TASK OBJECTIVE -
Return the lines exactly as they stand, from the first of the material through the line containing "return (H - mb - p) / ph".

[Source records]
'''

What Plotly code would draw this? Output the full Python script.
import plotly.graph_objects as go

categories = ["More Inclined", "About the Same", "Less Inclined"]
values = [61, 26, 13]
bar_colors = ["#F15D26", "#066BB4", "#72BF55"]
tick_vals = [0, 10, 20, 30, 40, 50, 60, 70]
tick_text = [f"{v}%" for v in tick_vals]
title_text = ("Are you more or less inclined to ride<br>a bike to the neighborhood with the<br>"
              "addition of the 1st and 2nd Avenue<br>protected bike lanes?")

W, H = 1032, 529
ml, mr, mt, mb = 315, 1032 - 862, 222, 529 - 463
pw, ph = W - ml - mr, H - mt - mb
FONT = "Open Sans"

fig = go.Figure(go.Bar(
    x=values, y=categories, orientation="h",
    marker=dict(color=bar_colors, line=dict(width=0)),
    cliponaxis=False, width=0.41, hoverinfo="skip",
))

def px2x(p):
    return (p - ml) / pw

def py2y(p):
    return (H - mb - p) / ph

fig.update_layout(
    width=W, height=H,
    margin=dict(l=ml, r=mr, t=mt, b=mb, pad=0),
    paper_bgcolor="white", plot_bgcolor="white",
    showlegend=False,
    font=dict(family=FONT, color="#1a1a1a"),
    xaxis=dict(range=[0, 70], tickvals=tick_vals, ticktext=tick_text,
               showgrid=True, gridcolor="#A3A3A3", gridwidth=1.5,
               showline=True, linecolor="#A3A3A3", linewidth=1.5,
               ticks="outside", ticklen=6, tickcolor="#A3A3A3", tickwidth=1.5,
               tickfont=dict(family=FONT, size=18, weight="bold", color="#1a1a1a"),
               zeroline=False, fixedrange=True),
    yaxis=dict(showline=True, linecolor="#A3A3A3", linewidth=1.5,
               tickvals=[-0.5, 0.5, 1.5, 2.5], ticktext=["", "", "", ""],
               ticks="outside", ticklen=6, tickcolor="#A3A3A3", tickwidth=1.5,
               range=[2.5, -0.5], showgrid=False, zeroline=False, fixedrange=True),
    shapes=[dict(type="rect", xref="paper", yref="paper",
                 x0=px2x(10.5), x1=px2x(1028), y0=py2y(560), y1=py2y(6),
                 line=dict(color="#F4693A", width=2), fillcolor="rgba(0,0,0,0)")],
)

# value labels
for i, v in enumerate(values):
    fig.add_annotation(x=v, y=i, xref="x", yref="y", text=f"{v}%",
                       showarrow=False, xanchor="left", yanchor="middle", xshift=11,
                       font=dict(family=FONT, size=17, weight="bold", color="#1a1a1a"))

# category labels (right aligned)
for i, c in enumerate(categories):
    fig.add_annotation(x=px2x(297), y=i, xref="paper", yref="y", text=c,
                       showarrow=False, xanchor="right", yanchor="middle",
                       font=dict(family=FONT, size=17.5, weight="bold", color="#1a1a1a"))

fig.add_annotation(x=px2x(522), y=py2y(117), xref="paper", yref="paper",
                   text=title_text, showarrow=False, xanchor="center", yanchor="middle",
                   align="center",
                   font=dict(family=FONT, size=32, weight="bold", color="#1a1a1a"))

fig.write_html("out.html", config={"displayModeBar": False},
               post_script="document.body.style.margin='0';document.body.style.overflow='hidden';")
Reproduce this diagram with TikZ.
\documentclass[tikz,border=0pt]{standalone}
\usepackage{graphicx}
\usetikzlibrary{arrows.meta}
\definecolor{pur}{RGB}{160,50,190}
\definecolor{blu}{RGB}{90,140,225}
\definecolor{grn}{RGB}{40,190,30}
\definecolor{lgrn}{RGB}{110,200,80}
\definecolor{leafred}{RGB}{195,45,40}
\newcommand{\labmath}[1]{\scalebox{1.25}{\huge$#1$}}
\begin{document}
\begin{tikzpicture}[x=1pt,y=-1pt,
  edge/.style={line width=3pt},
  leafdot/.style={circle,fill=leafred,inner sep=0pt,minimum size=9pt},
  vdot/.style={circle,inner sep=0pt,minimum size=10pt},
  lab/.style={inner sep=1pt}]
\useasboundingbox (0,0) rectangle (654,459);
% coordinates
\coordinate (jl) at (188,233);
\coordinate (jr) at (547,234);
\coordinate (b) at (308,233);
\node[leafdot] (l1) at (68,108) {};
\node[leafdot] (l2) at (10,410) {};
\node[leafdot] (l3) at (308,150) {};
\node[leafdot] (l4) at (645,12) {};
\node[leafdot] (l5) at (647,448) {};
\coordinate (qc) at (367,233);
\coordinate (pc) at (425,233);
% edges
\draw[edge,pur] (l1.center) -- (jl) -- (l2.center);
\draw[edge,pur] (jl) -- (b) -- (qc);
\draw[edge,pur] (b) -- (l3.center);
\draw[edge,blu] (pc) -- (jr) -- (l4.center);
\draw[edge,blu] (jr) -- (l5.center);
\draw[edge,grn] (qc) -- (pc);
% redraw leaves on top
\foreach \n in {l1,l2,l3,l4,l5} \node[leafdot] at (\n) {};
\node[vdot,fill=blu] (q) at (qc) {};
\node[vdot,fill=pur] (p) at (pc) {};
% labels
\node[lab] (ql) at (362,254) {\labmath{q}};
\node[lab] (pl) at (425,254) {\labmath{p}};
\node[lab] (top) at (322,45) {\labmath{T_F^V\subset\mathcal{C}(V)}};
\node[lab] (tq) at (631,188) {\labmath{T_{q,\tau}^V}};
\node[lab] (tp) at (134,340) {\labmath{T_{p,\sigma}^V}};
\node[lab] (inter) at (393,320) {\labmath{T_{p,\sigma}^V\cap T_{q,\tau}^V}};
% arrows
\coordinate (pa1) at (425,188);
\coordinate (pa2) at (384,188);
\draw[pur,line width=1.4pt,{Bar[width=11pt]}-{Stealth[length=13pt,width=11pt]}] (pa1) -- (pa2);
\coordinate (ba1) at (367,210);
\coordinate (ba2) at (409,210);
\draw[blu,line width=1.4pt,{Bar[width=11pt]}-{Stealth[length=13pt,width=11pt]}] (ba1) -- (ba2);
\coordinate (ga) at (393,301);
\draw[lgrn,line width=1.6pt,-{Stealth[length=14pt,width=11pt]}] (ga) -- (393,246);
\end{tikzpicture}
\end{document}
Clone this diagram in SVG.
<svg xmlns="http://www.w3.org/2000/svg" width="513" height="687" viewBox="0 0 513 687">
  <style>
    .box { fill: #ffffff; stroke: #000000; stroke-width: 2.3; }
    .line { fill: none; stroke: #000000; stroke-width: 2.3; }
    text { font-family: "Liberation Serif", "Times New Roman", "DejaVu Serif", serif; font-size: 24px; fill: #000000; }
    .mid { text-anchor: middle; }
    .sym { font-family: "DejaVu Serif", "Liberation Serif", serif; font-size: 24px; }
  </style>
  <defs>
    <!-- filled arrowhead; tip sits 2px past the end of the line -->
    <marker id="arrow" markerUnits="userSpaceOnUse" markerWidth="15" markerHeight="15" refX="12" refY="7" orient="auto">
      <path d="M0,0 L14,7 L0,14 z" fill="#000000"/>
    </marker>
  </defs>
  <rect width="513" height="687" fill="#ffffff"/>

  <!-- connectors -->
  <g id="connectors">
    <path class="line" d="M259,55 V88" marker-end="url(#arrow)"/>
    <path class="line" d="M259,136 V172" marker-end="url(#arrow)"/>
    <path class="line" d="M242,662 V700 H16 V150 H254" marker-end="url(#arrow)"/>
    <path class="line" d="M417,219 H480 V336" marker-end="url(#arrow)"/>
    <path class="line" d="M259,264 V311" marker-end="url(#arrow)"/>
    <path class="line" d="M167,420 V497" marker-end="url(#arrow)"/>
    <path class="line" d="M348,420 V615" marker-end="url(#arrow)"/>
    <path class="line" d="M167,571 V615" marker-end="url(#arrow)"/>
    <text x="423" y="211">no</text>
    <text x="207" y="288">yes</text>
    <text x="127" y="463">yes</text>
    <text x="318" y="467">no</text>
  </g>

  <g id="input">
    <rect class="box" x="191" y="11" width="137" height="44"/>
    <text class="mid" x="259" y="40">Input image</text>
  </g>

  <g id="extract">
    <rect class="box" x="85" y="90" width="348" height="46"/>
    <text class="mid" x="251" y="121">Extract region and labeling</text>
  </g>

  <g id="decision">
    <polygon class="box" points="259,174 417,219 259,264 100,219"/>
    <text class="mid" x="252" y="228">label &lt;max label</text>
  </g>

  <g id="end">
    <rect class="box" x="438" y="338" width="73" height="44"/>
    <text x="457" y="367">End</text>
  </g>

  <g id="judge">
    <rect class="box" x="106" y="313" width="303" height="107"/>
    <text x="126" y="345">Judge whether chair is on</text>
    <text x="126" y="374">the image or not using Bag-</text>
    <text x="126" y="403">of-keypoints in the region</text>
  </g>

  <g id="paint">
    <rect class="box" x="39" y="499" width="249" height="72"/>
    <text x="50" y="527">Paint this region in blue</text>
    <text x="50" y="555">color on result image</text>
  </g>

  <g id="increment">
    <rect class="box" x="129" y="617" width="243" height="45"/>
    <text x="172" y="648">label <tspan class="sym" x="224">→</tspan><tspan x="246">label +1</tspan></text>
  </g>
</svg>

'''

EXPECTED OUTPUT -
What Plotly code would draw this? Output the full Python script.
import plotly.graph_objects as go

categories = ["More Inclined", "About the Same", "Less Inclined"]
values = [61, 26, 13]
bar_colors = ["#F15D26", "#066BB4", "#72BF55"]
tick_vals = [0, 10, 20, 30, 40, 50, 60, 70]
tick_text = [f"{v}%" for v in tick_vals]
title_text = ("Are you more or less inclined to ride<br>a bike to the neighborhood with the<br>"
              "addition of the 1st and 2nd Avenue<br>protected bike lanes?")

W, H = 1032, 529
ml, mr, mt, mb = 315, 1032 - 862, 222, 529 - 463
pw, ph = W - ml - mr, H - mt - mb
FONT = "Open Sans"

fig = go.Figure(go.Bar(
    x=values, y=categories, orientation="h",
    marker=dict(color=bar_colors, line=dict(width=0)),
    cliponaxis=False, width=0.41, hoverinfo="skip",
))

def px2x(p):
    return (p - ml) / pw

def py2y(p):
    return (H - mb - p) / ph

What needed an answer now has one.